### STATED EXERCISE
Restate the whole listing word for word. Pictures are left out.

------------------------

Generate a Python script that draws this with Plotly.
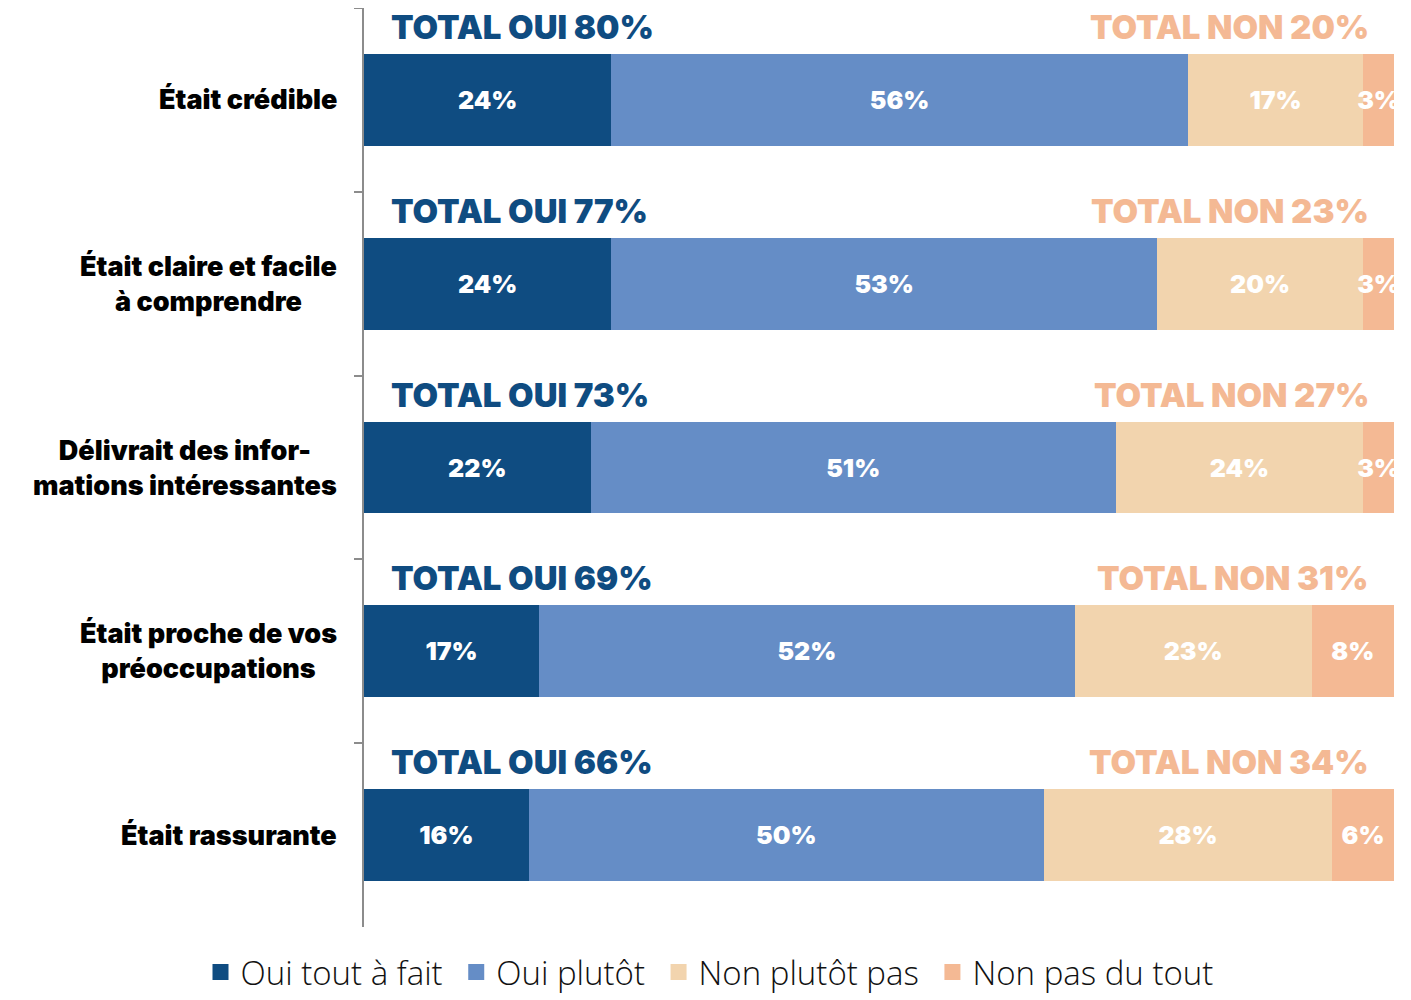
import plotly.graph_objects as go

categories = ["Était crédible", "Était claire et facile<br>à comprendre",
              "Délivrait des infor-<br>mations intéressantes",
              "Était proche de vos<br>préoccupations", "Était rassurante"]
series_names = ["Oui tout à fait", "Oui plutôt", "Non plutôt pas", "Non pas du tout"]
oui_tout = [24, 24, 22, 17, 16]
oui_plutot = [56, 53, 51, 52, 50]
non_plutot = [17, 20, 24, 23, 28]
non_pas = [3, 3, 3, 8, 6]
total_oui = [80, 77, 73, 69, 66]
total_non = [20, 23, 27, 31, 34]

colors = ["#0f4c81", "#658dc6", "#f2d4ae", "#f4b994"]
BOLD = "Inter"
PAD = "\u00a0"

fig = go.Figure()
for name, vals, col in zip(series_names, [oui_tout, oui_plutot, non_plutot, non_pas], colors):
    fig.add_trace(go.Bar(
        y=categories, x=vals, name=name, orientation="h",
        marker=dict(color=col, line=dict(width=0)),
        width=0.5, showlegend=False,
        text=[f"{v}%" for v in vals], textposition="inside",
        insidetextanchor="middle", textangle=0, constraintext="none",
        textfont=dict(family=BOLD, size=25, color="white", weight=900),
        cliponaxis=True, hoverinfo="skip",
    ))
for i, (name, col) in enumerate(zip(series_names, colors)):
    fig.add_trace(go.Scatter(
        x=[None], y=[None], name=name + (PAD if i < len(series_names) - 1 else ""),
        mode="markers",
        marker=dict(symbol="square", size=19, color=col), showlegend=True))

annotations = []
for cat in categories:
    annotations.append(dict(
        x=0, xref="paper", y=cat, yref="y", xanchor="right", yanchor="middle",
        xshift=-25, text=cat, showarrow=False, align="center",
        font=dict(family=BOLD, size=27, color="#000000", weight=900)))
for cat, to, tn in zip(categories, total_oui, total_non):
    annotations.append(dict(
        x=2.4, xref="x", y=cat, yref="y", xanchor="left", yanchor="middle",
        yshift=73, text=f"TOTAL OUI {to}%", showarrow=False,
        font=dict(family=BOLD, size=33, color="#0f4c81", weight=900)))
    annotations.append(dict(
        x=97.8, xref="x", y=cat, yref="y", xanchor="right", yanchor="middle",
        yshift=73, text=f"TOTAL NON {tn}%", showarrow=False,
        font=dict(family=BOLD, size=33, color="#f4b994", weight=900)))

fig.update_layout(
    barmode="stack", width=1403, height=992,
    margin=dict(l=356, r=17, t=0, b=73, autoexpand=False),
    plot_bgcolor="white", paper_bgcolor="white",
    showlegend=True,
    legend=dict(orientation="h", x=0.5, xref="container", xanchor="center",
                y=0.0, yref="container", yanchor="bottom",
                traceorder="normal",
                font=dict(family="Open Sans", size=33, color="#111111", weight=300),
                itemwidth=30, tracegroupgap=0),
    annotations=annotations,
    xaxis=dict(range=[0, 100], visible=False, fixedrange=True),
    yaxis=dict(categoryorder="array", categoryarray=categories,
               range=[4.5, -0.5], showticklabels=False,
               showline=True, linecolor="#8c8c8c", linewidth=2,
               ticks="outside", ticklen=8, tickcolor="#8c8c8c", tickwidth=2,
               tickson="boundaries", showgrid=False, zeroline=False),
)

fig.write_html("out.html")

------------------------

### TASK RESULT
Generate a Python script that draws this with Plotly.
import plotly.graph_objects as go

categories = ["Était crédible", "Était claire et facile<br>à comprendre",
              "Délivrait des infor-<br>mations intéressantes",
              "Était proche de vos<br>préoccupations", "Était rassurante"]
series_names = ["Oui tout à fait", "Oui plutôt", "Non plutôt pas", "Non pas du tout"]
oui_tout = [24, 24, 22, 17, 16]
oui_plutot = [56, 53, 51, 52, 50]
non_plutot = [17, 20, 24, 23, 28]
non_pas = [3, 3, 3, 8, 6]
total_oui = [80, 77, 73, 69, 66]
total_non = [20, 23, 27, 31, 34]

colors = ["#0f4c81", "#658dc6", "#f2d4ae", "#f4b994"]
BOLD = "Inter"
PAD = "\u00a0"

fig = go.Figure()
for name, vals, col in zip(series_names, [oui_tout, oui_plutot, non_plutot, non_pas], colors):
    fig.add_trace(go.Bar(
        y=categories, x=vals, name=name, orientation="h",
        marker=dict(color=col, line=dict(width=0)),
        width=0.5, showlegend=False,
        text=[f"{v}%" for v in vals], textposition="inside",
        insidetextanchor="middle", textangle=0, constraintext="none",
        textfont=dict(family=BOLD, size=25, color="white", weight=900),
        cliponaxis=True, hoverinfo="skip",
    ))
for i, (name, col) in enumerate(zip(series_names, colors)):
    fig.add_trace(go.Scatter(
        x=[None], y=[None], name=name + (PAD if i < len(series_names) - 1 else ""),
        mode="markers",
        marker=dict(symbol="square", size=19, color=col), showlegend=True))

annotations = []
for cat in categories:
    annotations.append(dict(
        x=0, xref="paper", y=cat, yref="y", xanchor="right", yanchor="middle",
        xshift=-25, text=cat, showarrow=False, align="center",
        font=dict(family=BOLD, size=27, color="#000000", weight=900)))
for cat, to, tn in zip(categories, total_oui, total_non):
    annotations.append(dict(
        x=2.4, xref="x", y=cat, yref="y", xanchor="left", yanchor="middle",
        yshift=73, text=f"TOTAL OUI {to}%", showarrow=False,
        font=dict(family=BOLD, size=33, color="#0f4c81", weight=900)))
    annotations.append(dict(
        x=97.8, xref="x", y=cat, yref="y", xanchor="right", yanchor="middle",
        yshift=73, text=f"TOTAL NON {tn}%", showarrow=False,
        font=dict(family=BOLD, size=33, color="#f4b994", weight=900)))

fig.update_layout(
    barmode="stack", width=1403, height=992,
    margin=dict(l=356, r=17, t=0, b=73, autoexpand=False),
    plot_bgcolor="white", paper_bgcolor="white",
    showlegend=True,
    legend=dict(orientation="h", x=0.5, xref="container", xanchor="center",
                y=0.0, yref="container", yanchor="bottom",
                traceorder="normal",
                font=dict(family="Open Sans", size=33, color="#111111", weight=300),
                itemwidth=30, tracegroupgap=0),
    annotations=annotations,
    xaxis=dict(range=[0, 100], visible=False, fixedrange=True),
    yaxis=dict(categoryorder="array", categoryarray=categories,
               range=[4.5, -0.5], showticklabels=False,
               showline=True, linecolor="#8c8c8c", linewidth=2,
               ticks="outside", ticklen=8, tickcolor="#8c8c8c", tickwidth=2,
               tickson="boundaries", showgrid=False, zeroline=False),
)

fig.write_html("out.html")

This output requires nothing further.